Таково положение служилого человека. Нередко он желал бы расстаться с ним и слиться с другой категорией людей «неслужилых», которые не несут таких тяжелых повинностей, как он, и живут гораздо лучше его. Ничто бы его и не удержало, если бы не эта служба, с которой он связан неразрывной цепью. Понятия о корпоративной чести отсутствовали. В действительности демаркационная линия между служилыми людьми проводилась только лишь служебным списком. Кто-нибудь из «боярских детей» имеет братьев, которые по какому-либо случаю не попали в служебные списки, живут, как простые крестьяне и довольны своей судьбой. Случалось, что кто-нибудь из тех же «боярских детей» поступал к кому-нибудь из знати в качества простого портного.

Даже на вершине новой служебной иерархии замечается отсутствие чувства солидарности, завещанного аристократическими связями прошлого или выработанного общностью новых служебных обязанностей и положений. Оно постепенно изменяется и исчезает среди вечного произвола и постоянной перетасовки; люди перебрасываются с одного места на другое и из одного состояния переходят в другое, с низшей ступени служебной лестницы на высшую, из последнего ранга в первый и наоборот.

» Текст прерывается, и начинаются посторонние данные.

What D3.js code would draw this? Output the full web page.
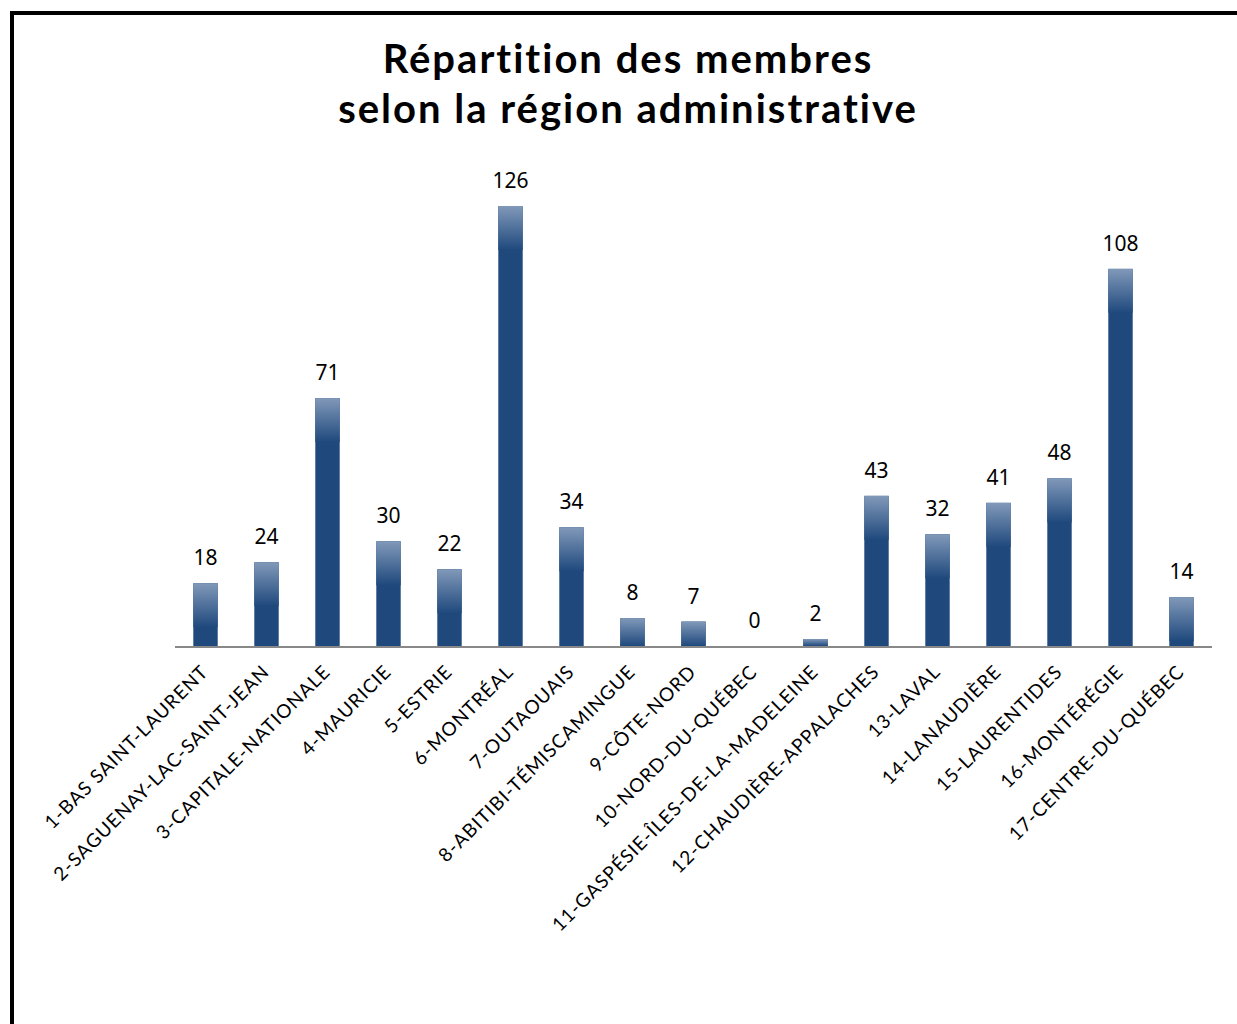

Происхождению и служебным степеням значения не придавалось. Все смешивались, и сегодняшний псарь завтра мог оказаться равным с самым знатным боярином. Смешиваясь с этой толпой «слуг» низшего происхождения и не чувствуя ни кровных связей, ни общих традиций и интересов с ними, потомки Рюрика и Гедимина скоро сами утрачивают если не гордость и воспоминание о своем происхождении, то, по крайней мере, стремление защищать, возвышать и высоко ценить свою новую службу, разделяемую с такими товарищами.

Так совершающийся процесс развития повторяется и в других слоях этого общества, лишенного единства. Ход его еще яснее заметен в судьбе другого класса — крестьян.

V. Крестьяне

То, о чем я собираюсь говорить здесь, представляет собой печальное явление.

Ребенком я еще видел последние дни режима, исчезнувшего в России полвека тому назад. Акт освобождения крестьян в 1861 году казался тогда запоздавшим актом справедливости и политического благоразумия. В действительности же он был преждевременным и поспешным, так как уничтожаемый им порядок вещей существовал всего лишь два с половиной века.

В противоположность тому, что совершалось во всех других государствах Европы, в России крепостное право явилось не пережитком варварских времен, а явлением, возникшим на почве новых отношений при переходе государства к европейской цивилизации. В некотором смысле оно парадоксальное следствие новой фазы национального развития русской жизни.

Парадокс этот — несомненный факт. К концу шестнадцатого века, когда во всех европейских государствах, не исключая и соседней России Польши, связи между крестьянами и владельцами земли разрывались или, по крайней мере, ослабевали, когда под влиянием новых социально-экономических законов рушился феодальный мир, — в России в это время напротив выковывались цепи, которые здесь раньше вовсе и не существовали.

До этого времени главная масса крестьян занимала покоренные или колонизированные земли и была, по крайней мере, формально свободна. Можно сказать, что положение их даже несколько улучшилось по сравнению с прежним. Прежде их называли смердами, что служило обозначением презрения к ним и было позорным (смердит — неприятно пахнет). Теперь же они получили другое общее название, указывающее на рост их социального достоинства, а также свидетельствующее и об отсутствии корпоративного обособления, что является характерным признаком отношений того времени между общественными элементами этой страны. Живут ли они в деревне или в городе, обрабатывают землю или посвящают себя другим занятиям, их называют крестьянами, т. е. христианами.

Они образуют главную массу земледельческих и промышленных рабочих. Обрабатывал ли крестьянин землю собственную или же такую, которая принадлежит ему только частью, он лично и его труд оставались свободными. В первом случае он располагал землей совершенно свободно, лишь бы уплачивал причитающиеся с него налоги в пользу государства или общины, от которой он зависел. Во втором случае он являлся фермером или арендатором и уплачивал за пользование земельным участком владельцу известную сумму, согласно договору. Условия и арендная плата были не везде одинаковы и зависели от местных обычаев, качества и действительной стоимости земли, а также и от юридических свойств занимаемой земли.